Previously, Rouhani burnished his conservative credentials when, as Deputy Speaker of the majlis and member of the conservative party ruling it, he participated in the impeachment of reformists serving in the Khatami administration. Rather than joining the reformist wave that swept through the majlis in February 2000, he succumbed to it.
Moreover, neither Iran’s internal dynamics nor outside pressure hint at an opportunity to effect change through applying diplomatic power. The relationship between Iran’s elected and unelected bodies today is not nearly as contentious, if at all, as it was during Khatami’s presidency. Finally, the economic sanctions levied against Iran, while severe, do not approximate the existential threat of a United States military that had just overthrown the regimes in Afghanistan and Iraq.

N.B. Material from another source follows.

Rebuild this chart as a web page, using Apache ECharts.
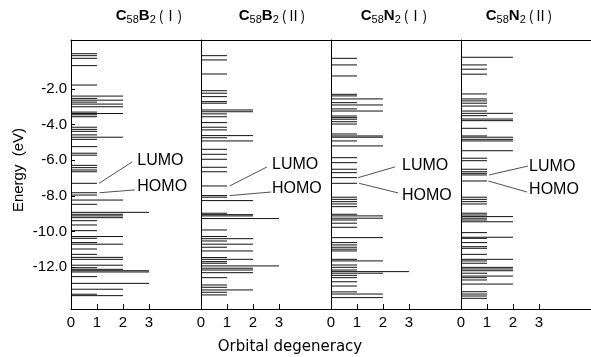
<!DOCTYPE html>
<html>
<head>
<meta charset="utf-8">
<script src="https://cdn.jsdelivr.net/npm/echarts@6/dist/echarts.min.js"></script>
<style>html,body{margin:0;padding:0;background:#fff}#c{width:591px;height:357px}</style>
</head>
<body>
<div id="c"></div>
<script>
// ---- data ----
const panelTitles = ['C58B2(Ⅰ)', 'C58B2(Ⅱ)', 'C58N2(Ⅰ)', 'C58N2(Ⅱ)'];
const yTickValues = [-2, -4, -6, -8, -10, -12];
const xTickValues = [0, 1, 2, 3];

const b2I_E = [-0.02,-0.13,-0.28,-0.69,-1.78,-2.4,-2.53,-2.63,-2.74,-2.85,-3.0,-3.3,-3.38,-3.45,-3.56,-4.15,-4.27,-4.38,-4.58,-4.71,-4.83,-5.24,-5.61,-5.72,-6.29,-6.42,-6.55,-6.65,-7.3,-7.83,-7.96,-8.24,-8.48,-8.93,-9.04,-9.13,-9.23,-9.4,-9.64,-9.96,-10.29,-10.39,-10.63,-10.72,-10.99,-11.29,-11.46,-11.57,-11.9,-12.04,-12.13,-12.21,-12.28,-12.54,-12.92,-13.25,-13.53,-13.61];
const b2I_D = [1,1,1,1,1,2,1,2,1,2,2,1,2,1,1,1,1,1,1,2,1,1,1,1,1,1,1,1,1,1,1,2,1,3,2,2,2,1,1,1,2,1,1,2,1,1,2,2,2,1,2,3,3,1,3,2,1,2];

const b2II_E = [-0.13,-0.37,-1.16,-2.1,-2.24,-2.43,-2.71,-2.8,-3.18,-3.28,-3.4,-3.56,-3.89,-4.15,-4.3,-4.62,-4.74,-4.92,-5.39,-5.67,-5.95,-6.4,-6.65,-7.45,-7.99,-8.08,-8.27,-8.98,-9.06,-9.13,-9.28,-9.92,-10.29,-10.41,-10.54,-10.72,-10.89,-11.1,-11.47,-11.57,-11.7,-11.79,-11.94,-12.07,-12.17,-12.32,-12.6,-13.01,-13.14,-13.29,-13.42,-13.57];
const b2II_D = [1,1,1,1,1,1,1,1,2,2,1,1,1,1,1,2,1,2,1,1,1,1,1,1,1,1,2,1,2,2,3,1,1,2,1,2,1,2,1,2,1,1,3,2,2,2,1,1,1,2,1,1];

const n2I_E = [-0.28,-0.65,-1.27,-2.3,-2.39,-2.56,-2.77,-2.9,-3.12,-3.24,-3.52,-3.61,-3.7,-3.84,-3.97,-4.53,-4.64,-4.71,-4.92,-5.2,-5.86,-6.14,-6.51,-6.7,-6.98,-7.3,-8.08,-8.2,-8.33,-8.46,-8.61,-9.04,-9.13,-9.26,-9.36,-9.54,-9.77,-10.35,-10.63,-10.76,-10.89,-11.0,-11.1,-11.57,-11.66,-11.89,-12.02,-12.17,-12.26,-12.35,-12.47,-12.6,-12.83,-13.07,-13.4,-13.52,-13.72];
const n2I_D = [1,1,1,1,1,2,1,2,1,2,1,1,1,1,1,1,2,2,1,2,1,1,1,1,1,1,1,1,1,1,1,1,2,2,1,1,1,2,1,1,1,1,1,1,2,1,1,1,3,2,1,1,1,1,1,2,2];

const n2II_E = [-0.22,-0.65,-0.89,-1.17,-2.28,-2.56,-2.67,-2.8,-2.96,-3.24,-3.37,-3.5,-3.69,-3.78,-4.21,-4.64,-4.71,-4.83,-4.92,-5.47,-5.89,-6.03,-6.51,-6.65,-6.74,-6.83,-7.17,-8.08,-8.2,-8.33,-8.46,-8.98,-9.08,-9.17,-9.26,-9.36,-9.46,-10.07,-10.33,-10.39,-10.63,-10.86,-10.95,-11.29,-11.57,-11.66,-11.79,-12.02,-12.11,-12.21,-12.35,-12.51,-12.6,-12.73,-12.96,-13.39,-13.52,-13.63,-13.76];
const n2II_D = [2,1,1,1,1,1,1,1,1,1,2,1,2,2,1,1,2,2,2,2,1,1,1,1,1,1,1,1,1,1,1,1,1,2,1,1,2,1,2,1,1,1,1,1,2,1,1,2,2,2,1,2,1,1,2,1,1,1,1];

// LUMO / HOMO annotations: [levelX, levelE, lineEndX, lineEndE, textX, textE, label]
const ann_b2I  = [[1.08,-7.3,2.35,-6.1,2.55,-6.04,'LUMO'],[1.1,-7.83,2.46,-7.67,2.55,-7.5,'HOMO']];
const ann_b2II = [[1.1,-7.45,2.54,-6.38,2.73,-6.27,'LUMO'],[1.1,-7.99,2.69,-7.79,2.73,-7.62,'HOMO']];
const ann_n2I  = [[1.05,-6.98,2.46,-6.38,2.73,-6.33,'LUMO'],[1.08,-7.3,2.58,-7.84,2.73,-8.01,'HOMO']];
const ann_n2II = [[1.08,-6.83,2.58,-6.33,2.62,-6.38,'LUMO'],[1.05,-7.17,2.54,-7.79,2.62,-7.67,'HOMO']];

const panels = [
  {E: b2I_E, D: b2I_D, ann: ann_b2I},
  {E: b2II_E, D: b2II_D, ann: ann_b2II},
  {E: n2I_E, D: n2I_D, ann: ann_n2I},
  {E: n2II_E, D: n2II_D, ann: ann_n2II}
];

// ---- chart ----
const FONT = '"Liberation Sans", Arial, sans-serif';
const chart = echarts.init(document.getElementById('c'), null, {renderer: 'canvas'});
const grid = [], xAxis = [], yAxis = [], series = [];
const yMin = -14.36, yMax = 0.75;

panels.forEach((p, i) => {
  grid.push({left: 71 + 130 * i, width: 130, top: 40, bottom: 48, show: false});
  xAxis.push({
    type: 'value', gridIndex: i, min: 0, max: 5, position: 'bottom',
    axisLine: {show: true, onZero: false, lineStyle: {color: '#000', width: 1}},
    axisTick: {show: true, inside: true, length: 5, customValues: [1, 2, 3], lineStyle: {color: '#000'}},
    axisLabel: {show: true, customValues: xTickValues, color: '#000', fontSize: 15, fontFamily: FONT, margin: 6},
    splitLine: {show: false}
  });
  yAxis.push({
    type: 'value', gridIndex: i, min: yMin, max: yMax,
    axisLine: {show: true, onZero: false, lineStyle: {color: '#000', width: 1}},
    axisTick: {show: i === 0, inside: true, length: 4, customValues: yTickValues, lineStyle: {color: '#000'}},
    axisLabel: {show: i === 0, customValues: yTickValues, color: '#000', fontSize: 15, fontFamily: FONT, margin: 4,
      formatter: v => v.toFixed(1)},
    splitLine: {show: false}
  });
  series.push({
    type: 'custom', xAxisIndex: i, yAxisIndex: i, silent: true, animation: false, clip: false,
    data: p.E.map((e, k) => [p.D[k], e]),
    renderItem: (params, api) => {
      const a = api.coord([0, api.value(1)]);
      const b = api.coord([api.value(0), api.value(1)]);
      return {type: 'line', shape: {x1: a[0], y1: a[1], x2: b[0], y2: b[1]},
        style: {stroke: '#111', lineWidth: 1}};
    }
  });
  series.push({
    type: 'custom', xAxisIndex: i, yAxisIndex: i, silent: true, animation: false, clip: false,
    data: p.ann,
    renderItem: (params, api) => {
      const a = api.coord([api.value(0), api.value(1)]);
      const b = api.coord([api.value(2), api.value(3)]);
      const t = api.coord([api.value(4), api.value(5)]);
      return {type: 'group', children: [
        {type: 'line', shape: {x1: a[0], y1: a[1], x2: b[0], y2: b[1]}, style: {stroke: '#222', lineWidth: 0.8}},
        {type: 'text', x: t[0], y: t[1], style: {text: p.ann[params.dataIndex][6], fill: '#000',
          font: '16px ' + FONT, align: 'left', verticalAlign: 'middle'}}
      ]};
    }
  });
});
// top border axes
panels.forEach((p, i) => {
  xAxis.push({
    type: 'value', gridIndex: i, min: 0, max: 5, position: 'top',
    axisLine: {show: true, onZero: false, lineStyle: {color: '#000', width: 1}},
    axisTick: {show: false}, axisLabel: {show: false}, splitLine: {show: false}
  });
});

const rich = {
  c: {fontSize: 15, fontWeight: 'bold', fontFamily: FONT, color: '#000', lineHeight: 16, padding: [0, 0, 2, 0], verticalAlign: 'bottom'},
  s: {fontSize: 11, fontFamily: FONT, color: '#000', lineHeight: 11, verticalAlign: 'bottom'},
  p: {fontSize: 14, fontFamily: '"Noto Sans CJK JP", sans-serif', color: '#000', lineHeight: 16, padding: [0, 0, 2, 3], verticalAlign: 'bottom'}
};
const titleCenters = [149, 272, 394, 519];
const graphic = panelTitles.map((t, i) => {
  const m = t.match(/^C(\d+)([A-Z])(\d+)(\(.*\))$/);
  return {type: 'text', x: titleCenters[i], y: 17, silent: true,
    style: {text: '{c|C}{s|' + m[1] + '}{c|' + m[2] + '}{s|' + m[3] + '}{p|' + m[4] + '}', rich: rich,
      align: 'center', verticalAlign: 'middle'}};
});
graphic.push({type: 'text', x: 19, y: 170, rotation: Math.PI / 2, silent: true,
  style: {text: 'Energy  (eV)', font: '15px ' + FONT, fill: '#000', align: 'center', verticalAlign: 'middle'}});
graphic.push({type: 'text', x: 290, y: 347, silent: true,
  style: {text: 'Orbital degeneracy', font: '15px "DejaVu Sans", sans-serif', fill: '#000', align: 'center', verticalAlign: 'middle'}});

chart.setOption({animation: false, backgroundColor: '#fff', grid, xAxis, yAxis, series, graphic});
</script>
</body>
</html>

The lack of relative pressure on the Iranian regime is reflected in the current negotiations over Iran’s uranium enrichment program. Whereas the Khatami administration made an offer post-9/11 that would have fundamentally changed the U.S.-Iran relationship, Rouhani’s offer made no mention of Israel or removal of support for militant groups operating in the Middle East. His willingness to open Iran’s declared nuclear facilities to inspection and to reduce, but not eliminate, uranium enrichment are relatively minor concessions in exchange for the lifting of economic sanctions. An acceptance of Khatami’s offer would have widened the gulf between Iran’s elected officials and the Guardian Council; an acceptance of Rouhani’s offer would reflect the Guardian Council’s wishes.
That the opportunity for a rapprochement between the United States and Iran rarely presents itself is hardly surprising. Since 1979, the only opportunity for such a rapprochement occurred when a catastrophic event coincided with a power struggle within Iran. Since then, the Guardian Council has taken steps to ensure that such an opportunity, however remote, does not happen again. The United States cannot expect a reformist to ascend to the Iranian presidency any more than it would welcome a national catastrophe to take advantage of it. Little about Rouhani or Iran’s domestic situation should lead the United States to think otherwise.